Lo que sí me sorprendió es que un periodista tan prestigioso como incendiario, tan documentado como ideologizado como es Gideon Levi de Haaretz haya titulado, en su última columna de opinión, a Netanyahu como “la última esperanza de Israel”. No sólo tituló, un viejo recurso del periodismo; desarrolló su argumento con su demoledora lógica basada en su profundo conocimiento de la realidad. No hay nada nuevo en esto: es Levi puro y duro; lo que sí es nuevo es su verosimilitud, uno le cree. Porque por primera vez hemos podido leer a un Gideon Levi francamente asustado, preocupado, y despojado de todo cinismo. La derrota fue tal que hasta para quien odió y persiguió a Netanyahu como pocos, el próximo Primer Ministro es la gran esperanza del ciudadano sensato. Levi es uno de ellos.
Al mes de duelo se suceden los primeros once meses; una vez finalizados, colocada la matzeva, se cierra definitivamente el duelo y la vida sigue absolutamente normal.
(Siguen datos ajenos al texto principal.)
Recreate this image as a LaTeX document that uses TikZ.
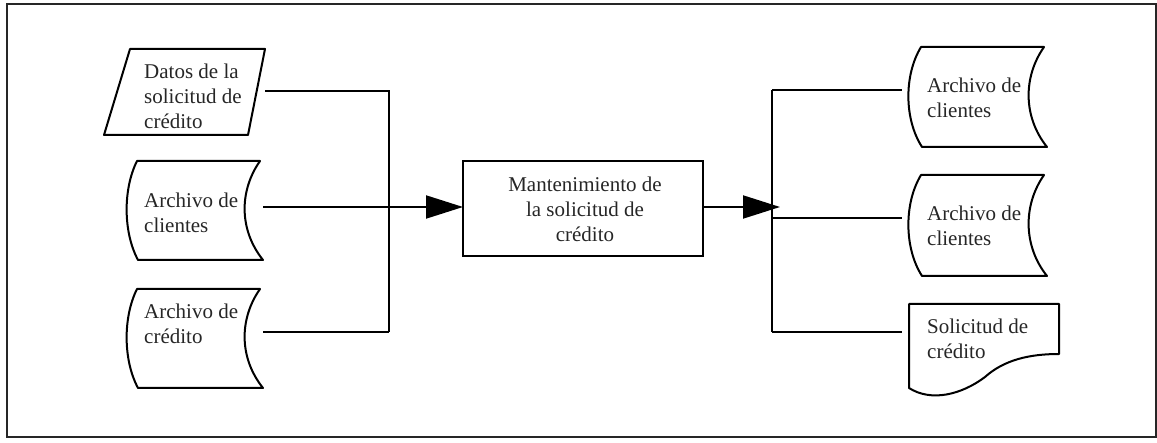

Es aquí donde la metáfora inicial pierde fuerza: entre la semana y el mes nos hemos hecho a la idea de que viviremos en un Israel diferente o a la sombra de un nuevo Israel, pero cuando haya pasado un año tal vez no podamos sellar el pasado ni mirar al futuro. Tal vez en un año estemos ante nuevas elecciones o alguna crisis de otro tipo de los cuales ni el pueblo judío ni Israel quedan inmunes jamás.
Quiero creer que en el próximo año, por lo menos, tal vez más, tenga que buscar el Israel que yo amo y me representa en lugares y momentos más recónditos, menos públicos, más selectivos. Estoy seguro, sin embargo, que podré encontrarlos. Que millones de israelíes y judíos como yo no renunciaremos a principios y valores que atesoramos aunque estos no encuentren expresión prevalente en las urnas de Israel. Ante el planteo de mis tres referentes sobre cómo seguir adelante, la respuesta está en ellos mismos: seguir poniendo los temas sobre la mesa, dando la discusión cuando haya oportunidad, y generando los espacios liberales y plurales posibles dentro de las reglas del juego.
Al mismo tiempo, como Gideon Levi, esperar con toda esperanza que la mejor versión de Bibi, la que él promovió en su autobiografía, encuentre la forma de neutralizar o controlar las fuerzas diabólicas que lo han vuelto a ungir. Si Levi puede manifestarse públicamente en ese sentido, cómo no podremos el resto de nosotros abrir una ventana de confianza. Todas las naciones, aun en sus desatinos o elecciones menos felices, deben aferrarse a una cierta esperanza, una cierta noción de sensatez. Hemos sido testigos de estos fenómenos en otros países. ¿Por qué no Israel? Después de todo, “es un país como todos”… o no.